[Begin Data lines]
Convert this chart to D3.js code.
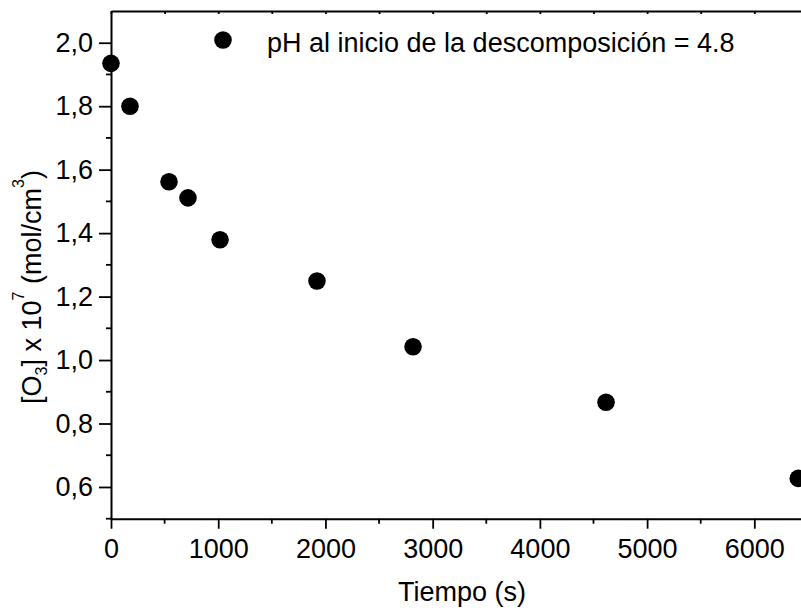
<!DOCTYPE html>
<html>
<head>
<meta charset="utf-8">
<script src="https://cdn.jsdelivr.net/npm/d3@7"></script>
<style>
  html, body { margin: 0; padding: 0; background: #fff; }
  svg { display: block; font-family: "Liberation Sans", Arial, sans-serif; }
</style>
</head>
<body>
<svg id="chart" width="801" height="611"></svg>
<script>
// Ozone concentration during decomposition
const times = [0, 177, 541, 718, 1017, 1921, 2817, 4617, 6410];
const ozone = [1.935, 1.80, 1.562, 1.511, 1.379, 1.249, 1.042, 0.867, 0.627];
const xTicks = [0, 1000, 2000, 3000, 4000, 5000, 6000];
const yTicks = [0.6, 0.8, 1.0, 1.2, 1.4, 1.6, 1.8, 2.0];
const legendText = "pH al inicio de la descomposición = 4.8";

const svg = d3.select("#chart");
const plotLeft = 111, plotTop = 11, plotBottom = 518.7;
const fontSize = 27;

const x = d3.scaleLinear().domain([0, 6500]).range([plotLeft, plotLeft + 6500 * 0.10722]);
const y = d3.scaleLinear().domain([0.5, 2.1]).range([plotBottom, plotTop]);

const fmtY = v => d3.format(".1f")(v).replace(".", ",");
const minorX = d3.range(500, 6500, 1000);
const minorY = d3.range(0.7, 2.1, 0.2);

const axisColor = "#000";
const g = svg.append("g");

// Bottom axis
const bx = g.append("g").attr("transform", `translate(0,${plotBottom})`)
  .call(d3.axisBottom(x).tickValues(xTicks).tickFormat(d3.format("d")).tickSize(10).tickSizeOuter(0).tickPadding(10));
bx.append("g").selectAll("line").data(minorX).join("line")
  .attr("x1", d => x(d)).attr("x2", d => x(d)).attr("y1", 0).attr("y2", 5);

// Top axis with inward ticks
g.append("g").attr("transform", `translate(0,${plotTop})`)
  .call(d3.axisTop(x).tickValues(d3.range(0, 6500, 500)).tickFormat("").tickSize(-3).tickSizeOuter(0));

// Left axis
const ly = g.append("g").attr("transform", `translate(${plotLeft},0)`)
  .call(d3.axisLeft(y).tickValues(yTicks).tickFormat(fmtY).tickSize(12).tickSizeOuter(0).tickPadding(6));
ly.append("g").selectAll("line").data(minorY.concat([0.5])).join("line")
  .attr("x1", -5).attr("x2", 0).attr("y1", d => y(d)).attr("y2", d => y(d));

g.selectAll(".domain").attr("stroke", axisColor).attr("stroke-width", 2);
g.selectAll("line").attr("stroke", axisColor).attr("stroke-width", 1.8);
g.selectAll(".tick text").attr("fill", "#000").attr("font-size", fontSize);

// Points
svg.append("g").selectAll("circle").data(times).join("circle")
  .attr("cx", d => x(d)).attr("cy", (d, i) => y(ozone[i]))
  .attr("r", 8.8).attr("fill", "#000");

// Legend
svg.append("circle").attr("cx", 223).attr("cy", 40).attr("r", 8.8).attr("fill", "#000");
svg.append("text").attr("x", 267).attr("y", 52).attr("font-size", fontSize).attr("fill", "#000").text(legendText);

// Axis titles
svg.append("text").attr("x", 462).attr("y", 601).attr("text-anchor", "middle")
  .attr("font-size", fontSize).text("Tiempo (s)");

const yl = svg.append("text").attr("transform", "translate(41,287) rotate(-90)")
  .attr("text-anchor", "middle").attr("font-size", fontSize);
yl.append("tspan").text("[O");
yl.append("tspan").attr("font-size", 16).attr("dy", 6).text("3");
yl.append("tspan").attr("dy", -6).text("] x 10");
yl.append("tspan").attr("font-size", 16).attr("dy", -17).text("7");
yl.append("tspan").attr("dy", 17).text(" (mol/cm");
yl.append("tspan").attr("font-size", 16).attr("dy", -17).text("3");
yl.append("tspan").attr("dy", 17).text(")");
</script>
</body>
</html>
[End Data lines]
## Task instructions:
Transcribe the whole listing exactly. Pictures stay out of your copy.

## Correct answer:
Convert this chart to D3.js code.
<!DOCTYPE html>
<html>
<head>
<meta charset="utf-8">
<script src="https://cdn.jsdelivr.net/npm/d3@7"></script>
<style>
  html, body { margin: 0; padding: 0; background: #fff; }
  svg { display: block; font-family: "Liberation Sans", Arial, sans-serif; }
</style>
</head>
<body>
<svg id="chart" width="801" height="611"></svg>
<script>
// Ozone concentration during decomposition
const times = [0, 177, 541, 718, 1017, 1921, 2817, 4617, 6410];
const ozone = [1.935, 1.80, 1.562, 1.511, 1.379, 1.249, 1.042, 0.867, 0.627];
const xTicks = [0, 1000, 2000, 3000, 4000, 5000, 6000];
const yTicks = [0.6, 0.8, 1.0, 1.2, 1.4, 1.6, 1.8, 2.0];
const legendText = "pH al inicio de la descomposición = 4.8";

const svg = d3.select("#chart");
const plotLeft = 111, plotTop = 11, plotBottom = 518.7;
const fontSize = 27;

const x = d3.scaleLinear().domain([0, 6500]).range([plotLeft, plotLeft + 6500 * 0.10722]);
const y = d3.scaleLinear().domain([0.5, 2.1]).range([plotBottom, plotTop]);

const fmtY = v => d3.format(".1f")(v).replace(".", ",");
const minorX = d3.range(500, 6500, 1000);
const minorY = d3.range(0.7, 2.1, 0.2);

const axisColor = "#000";
const g = svg.append("g");

// Bottom axis
const bx = g.append("g").attr("transform", `translate(0,${plotBottom})`)
  .call(d3.axisBottom(x).tickValues(xTicks).tickFormat(d3.format("d")).tickSize(10).tickSizeOuter(0).tickPadding(10));
bx.append("g").selectAll("line").data(minorX).join("line")
  .attr("x1", d => x(d)).attr("x2", d => x(d)).attr("y1", 0).attr("y2", 5);

// Top axis with inward ticks
g.append("g").attr("transform", `translate(0,${plotTop})`)
  .call(d3.axisTop(x).tickValues(d3.range(0, 6500, 500)).tickFormat("").tickSize(-3).tickSizeOuter(0));

// Left axis
const ly = g.append("g").attr("transform", `translate(${plotLeft},0)`)
  .call(d3.axisLeft(y).tickValues(yTicks).tickFormat(fmtY).tickSize(12).tickSizeOuter(0).tickPadding(6));
ly.append("g").selectAll("line").data(minorY.concat([0.5])).join("line")
  .attr("x1", -5).attr("x2", 0).attr("y1", d => y(d)).attr("y2", d => y(d));

g.selectAll(".domain").attr("stroke", axisColor).attr("stroke-width", 2);
g.selectAll("line").attr("stroke", axisColor).attr("stroke-width", 1.8);
g.selectAll(".tick text").attr("fill", "#000").attr("font-size", fontSize);

// Points
svg.append("g").selectAll("circle").data(times).join("circle")
  .attr("cx", d => x(d)).attr("cy", (d, i) => y(ozone[i]))
  .attr("r", 8.8).attr("fill", "#000");

// Legend
svg.append("circle").attr("cx", 223).attr("cy", 40).attr("r", 8.8).attr("fill", "#000");
svg.append("text").attr("x", 267).attr("y", 52).attr("font-size", fontSize).attr("fill", "#000").text(legendText);

// Axis titles
svg.append("text").attr("x", 462).attr("y", 601).attr("text-anchor", "middle")
  .attr("font-size", fontSize).text("Tiempo (s)");

const yl = svg.append("text").attr("transform", "translate(41,287) rotate(-90)")
  .attr("text-anchor", "middle").attr("font-size", fontSize);
yl.append("tspan").text("[O");
yl.append("tspan").attr("font-size", 16).attr("dy", 6).text("3");
yl.append("tspan").attr("dy", -6).text("] x 10");
yl.append("tspan").attr("font-size", 16).attr("dy", -17).text("7");
yl.append("tspan").attr("dy", 17).text(" (mol/cm");
yl.append("tspan").attr("font-size", 16).attr("dy", -17).text("3");
yl.append("tspan").attr("dy", 17).text(")");
</script>
</body>
</html>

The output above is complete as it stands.